Monday, December 10, 2012

(American Meat Institute)

Russia will require that any meat coming into its market will should be accompanied by a certificate issued by a government veterinary service indicating the products were "produced without the use of ractopamine." Officials there added to this statement a caveat, saying in absence of this official document, shipments of incoming meat can be admitted to the Russian market only after laboratory tests. And that such a system will operate during a transitional period, the terms of which will be determined later.
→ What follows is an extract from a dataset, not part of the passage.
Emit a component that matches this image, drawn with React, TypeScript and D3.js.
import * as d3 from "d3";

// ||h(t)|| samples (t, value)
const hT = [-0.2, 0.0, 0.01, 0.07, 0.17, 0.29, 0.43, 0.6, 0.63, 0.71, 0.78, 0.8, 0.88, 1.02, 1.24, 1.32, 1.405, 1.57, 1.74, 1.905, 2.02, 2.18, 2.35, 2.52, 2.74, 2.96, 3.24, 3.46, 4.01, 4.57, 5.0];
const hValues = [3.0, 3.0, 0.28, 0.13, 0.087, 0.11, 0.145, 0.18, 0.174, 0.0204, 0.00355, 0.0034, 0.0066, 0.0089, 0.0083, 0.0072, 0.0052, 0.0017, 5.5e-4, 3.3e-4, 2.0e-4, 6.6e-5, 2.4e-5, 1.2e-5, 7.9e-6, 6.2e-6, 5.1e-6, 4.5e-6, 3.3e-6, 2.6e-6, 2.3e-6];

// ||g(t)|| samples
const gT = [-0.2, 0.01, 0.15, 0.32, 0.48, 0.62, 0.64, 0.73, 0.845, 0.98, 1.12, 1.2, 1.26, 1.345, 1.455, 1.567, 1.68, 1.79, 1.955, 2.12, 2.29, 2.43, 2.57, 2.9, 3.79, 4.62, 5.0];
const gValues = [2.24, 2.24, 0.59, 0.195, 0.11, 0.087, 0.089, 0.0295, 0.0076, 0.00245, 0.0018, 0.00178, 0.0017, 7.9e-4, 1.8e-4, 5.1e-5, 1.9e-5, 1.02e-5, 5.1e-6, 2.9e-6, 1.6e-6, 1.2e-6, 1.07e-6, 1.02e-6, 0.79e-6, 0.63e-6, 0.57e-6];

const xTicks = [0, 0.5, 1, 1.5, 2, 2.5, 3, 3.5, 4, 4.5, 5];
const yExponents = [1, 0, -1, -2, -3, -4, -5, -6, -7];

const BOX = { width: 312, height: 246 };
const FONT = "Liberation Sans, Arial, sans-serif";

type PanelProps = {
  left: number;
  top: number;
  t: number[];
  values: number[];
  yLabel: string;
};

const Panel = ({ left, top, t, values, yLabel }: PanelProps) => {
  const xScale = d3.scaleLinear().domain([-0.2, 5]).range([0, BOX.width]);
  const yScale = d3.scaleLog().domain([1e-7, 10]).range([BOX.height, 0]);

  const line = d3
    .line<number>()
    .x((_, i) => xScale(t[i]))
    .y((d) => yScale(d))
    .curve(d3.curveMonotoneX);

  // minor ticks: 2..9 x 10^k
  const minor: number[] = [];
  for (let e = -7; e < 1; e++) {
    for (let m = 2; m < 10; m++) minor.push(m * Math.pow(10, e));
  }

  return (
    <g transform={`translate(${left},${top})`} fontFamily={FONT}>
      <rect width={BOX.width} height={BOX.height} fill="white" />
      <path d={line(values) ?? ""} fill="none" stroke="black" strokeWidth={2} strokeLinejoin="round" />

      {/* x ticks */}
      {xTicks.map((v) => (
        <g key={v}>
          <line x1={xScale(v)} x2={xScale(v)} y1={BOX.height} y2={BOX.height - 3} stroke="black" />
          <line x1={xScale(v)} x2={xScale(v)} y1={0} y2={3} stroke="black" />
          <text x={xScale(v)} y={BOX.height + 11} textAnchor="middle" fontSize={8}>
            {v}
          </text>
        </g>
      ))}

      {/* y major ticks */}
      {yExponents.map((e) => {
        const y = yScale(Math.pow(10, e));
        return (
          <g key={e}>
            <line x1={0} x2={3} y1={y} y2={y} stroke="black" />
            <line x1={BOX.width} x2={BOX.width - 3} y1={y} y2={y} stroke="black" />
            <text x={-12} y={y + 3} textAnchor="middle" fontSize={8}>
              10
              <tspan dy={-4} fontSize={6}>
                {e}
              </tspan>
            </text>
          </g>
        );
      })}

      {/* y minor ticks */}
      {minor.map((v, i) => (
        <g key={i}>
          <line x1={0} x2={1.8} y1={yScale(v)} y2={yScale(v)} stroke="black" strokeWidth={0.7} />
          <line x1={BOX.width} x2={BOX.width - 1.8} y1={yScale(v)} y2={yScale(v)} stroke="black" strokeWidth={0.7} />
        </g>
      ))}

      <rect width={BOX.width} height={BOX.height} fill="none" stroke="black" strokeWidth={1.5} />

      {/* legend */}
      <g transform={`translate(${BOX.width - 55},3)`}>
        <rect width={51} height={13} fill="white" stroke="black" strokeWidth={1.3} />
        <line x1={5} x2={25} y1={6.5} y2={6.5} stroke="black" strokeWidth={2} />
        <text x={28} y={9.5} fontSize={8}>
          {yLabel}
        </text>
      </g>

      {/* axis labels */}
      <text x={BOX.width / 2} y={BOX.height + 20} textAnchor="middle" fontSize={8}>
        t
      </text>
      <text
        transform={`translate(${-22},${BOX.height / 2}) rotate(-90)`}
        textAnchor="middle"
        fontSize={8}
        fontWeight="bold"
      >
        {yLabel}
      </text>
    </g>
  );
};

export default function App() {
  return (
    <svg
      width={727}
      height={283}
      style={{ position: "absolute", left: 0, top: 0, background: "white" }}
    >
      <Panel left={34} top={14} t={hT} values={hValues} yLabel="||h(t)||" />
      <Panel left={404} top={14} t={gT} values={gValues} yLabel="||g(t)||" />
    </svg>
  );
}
In a statement, U.S. Trade Representative Ron Kirk and Agriculture Secretary Tom Vilsack called on Russia to suspend its new testing requirements, saying “"The United States is very concerned that Russia has taken these actions, which appear to be inconsistent with its obligations as a member of the World Trade Organization.  The United States calls on Russia to suspend these new measures and restore market access for U.S. beef and pork products.  The United States sought, and Russia committed as part of its WTO accession package, to ensure that it adhere rigorously to WTO requirements and that it would use international standards unless it had a risk assessment to justify use of a more stringent standard.  Especially in light of its commitment to use international standards, this is an important opportunity for Russia to demonstrate that it takes its WTO commitments seriously."

U.S. beef companies had shipped 121.7 million pounds of carcass weight equivalent product to Russia through September while U.S. pork processors had shipped 213.7 million pounds of carcass weight equivalent pork to Russia.